According to deeds discovered by new-age shop owners John Conway and Allison Chan, John Wesley preached at Epworth Villa in Weymouth in 1776.
Methodist archivist John Russell called it "historically very important".
Ms Chan said she was "proud and privileged" to be working and living at the property.
The business partners bought the building last year.
Mr Conway said: "I was looking at the deeds because they were beautifully written - the way people used to write, with the proper penmanship.
"And as we were going through them Wesley's name jumped out and I thought 'that's interesting'.
"This was a lost house that Wesley wasn't on the radar as having visited."
Mr Russell, archivist and conservator for the Southampton Methodist district, spent 15 months examining deeds and indentures for the Grade-II listed Georgian residence.
He also cross-referenced them with passages in the sixth of Wesley's eight journals.
In it he described the "new house at Melcombe Regis" where he preached to an audience "that the house would well contain".
Mr Russell said: "John Wesley went to that house on the 6th of September 1776 and preached to a large group of people, thereby making it the very first Methodist meeting house in Weymouth, if not in Dorset."

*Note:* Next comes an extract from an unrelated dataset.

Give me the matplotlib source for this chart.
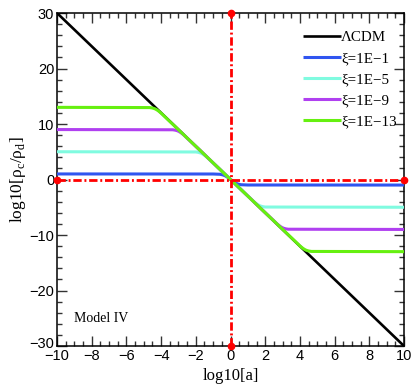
import matplotlib
matplotlib.use("Agg")
import matplotlib.pyplot as plt
import matplotlib.transforms as mtransforms
from matplotlib.ticker import MultipleLocator

# ---- data ----
lcdm_x = [-10, 10]
lcdm_y = [30, -30]

xi1_x = [-10, -1.0, -0.6, -0.45, -0.33, -0.2, 0.0, 0.2, 0.33, 0.45, 0.6, 1.0, 10]
xi1_y = [1.0, 0.99, 0.94, 0.84, 0.70, 0.47, 0.0, -0.47, -0.70, -0.84, -0.94, -0.99, -1.0]

xi5_x = [-10, -2.0, -1.87, -1.77, -1.67, -1.57, -1.47, -1.33,
         1.33, 1.47, 1.57, 1.67, 1.77, 1.87, 2.0, 10]
xi5_y = [5.0, 4.96, 4.90, 4.82, 4.70, 4.52, 4.30, 3.96,
         -3.96, -4.30, -4.52, -4.70, -4.82, -4.90, -4.96, -5.0]

xi9_x = [-10, -3.33, -3.2, -3.1, -3.0, -2.9, -2.8, -2.67,
         2.67, 2.8, 2.9, 3.0, 3.1, 3.2, 3.33, 10]
xi9_y = [9.0, 8.96, 8.90, 8.82, 8.70, 8.52, 8.30, 7.96,
         -7.96, -8.30, -8.52, -8.70, -8.82, -8.90, -8.96, -9.0]

xi13_x = [-10, -4.67, -4.53, -4.43, -4.33, -4.23, -4.13, -4.0,
          4.0, 4.13, 4.23, 4.33, 4.43, 4.53, 4.67, 10]
xi13_y = [13.0, 12.96, 12.90, 12.82, 12.70, 12.52, 12.30, 11.96,
          -11.96, -12.30, -12.52, -12.70, -12.82, -12.90, -12.96, -13.0]

labels = ["ΛCDM", "ξ=1E−1", "ξ=1E−5", "ξ=1E−9", "ξ=1E−13"]
colors = ["#000000", "#3055f0", "#80fbe0", "#b040f0", "#66f010"]

xticks = [-10, -8, -6, -4, -2, 0, 2, 4, 6, 8, 10]
yticks = [-30, -20, -10, 0, 10, 20, 30]

serif = ["Liberation Serif", "DejaVu Serif"]
sans = ["Liberation Sans", "DejaVu Sans"]

fig = plt.figure(figsize=(4.15, 3.88), dpi=100)
ax = fig.add_axes([57/415, 1-346/388, (404-57)/415, (346-13)/388])

series = [(lcdm_x, lcdm_y), (xi1_x, xi1_y), (xi5_x, xi5_y), (xi9_x, xi9_y), (xi13_x, xi13_y)]
for i, ((x, y), lab, c) in enumerate(zip(series, labels, colors)):
    ax.plot(x, y, color=c, lw=1.9 if i == 0 else 2.2, label=lab, zorder=2 + i,
            solid_capstyle="butt")

red_ls = (0, (3.0, 1.0, 0.7, 1.0))
ax.plot([-10, 10], [0, 0], color="red", lw=2.0, ls=red_ls, zorder=8, clip_on=False)
ax.plot([0, 0], [-30, 30], color="red", lw=2.0, ls=red_ls, zorder=8, clip_on=False)
ax.plot([-10, 10], [0, 0], ls="none", marker="o", ms=4.5, color="red", zorder=9, clip_on=False)
ax.plot([0, 0], [-30, 30], ls="none", marker="o", ms=4.5, color="red", zorder=9, clip_on=False)

ax.set_xlim(-10, 10)
ax.set_ylim(-30, 30)
ax.set_xticks(xticks)
ax.set_yticks(yticks)
ax.set_xticklabels([str(t).replace("-", "−") for t in xticks], fontfamily=sans, fontsize=10.5)
ax.set_yticklabels([str(t).replace("-", "−") for t in yticks], fontfamily=sans, fontsize=10.5)
ax.xaxis.set_minor_locator(MultipleLocator(0.5))
ax.yaxis.set_minor_locator(MultipleLocator(2))
ax.tick_params(which="both", direction="in", top=True, right=True, width=1.0, color="#333333")
ax.tick_params(which="major", length=7.5, pad=2)
ax.tick_params(which="minor", length=3.8)
for s in ax.spines.values():
    s.set_linewidth(1.1)

# nudge the bottom y label up a little so it does not collide with the x label
ylabs = ax.get_yticklabels()
ylabs[0].set_transform(ylabs[0].get_transform() +
                       mtransforms.ScaledTranslation(0, 3/100, fig.dpi_scale_trans))

ax.set_xlabel("log10[a]", fontfamily=serif, fontsize=12, labelpad=4)
ax.set_ylabel("log10[ρ$_\\mathregular{c}$/ρ$_\\mathregular{d}$]", fontfamily=serif, fontsize=12.5, labelpad=1)

ax.text(-9.0, -25.1, "Model IV", fontfamily=serif, fontsize=10, va="center", ha="left")

leg = ax.legend(loc="upper right", bbox_to_anchor=(1.0, 0.97), frameon=False,
                prop={"family": serif, "size": 10.8},
                handlelength=2.5, handletextpad=0.0, labelspacing=0.5,
                borderaxespad=0.2, borderpad=0.3)

fig.savefig("out.png", dpi=100)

Neither of its new owners practise Methodism.
Ms Chan describes herself as "spiritual-minded", and "open to any religion, staying neutral", whilst Mr Conway was brought up Roman Catholic but is now more "liberal-minded".
Ms Chan said: "There was something about the building. You could feel the atmosphere. It's a very special place."
The Methodist Church has a global membership of 70 million people.
The plaque was unveiled in the presence of Weymouth and Portland Mayor Ray Banham.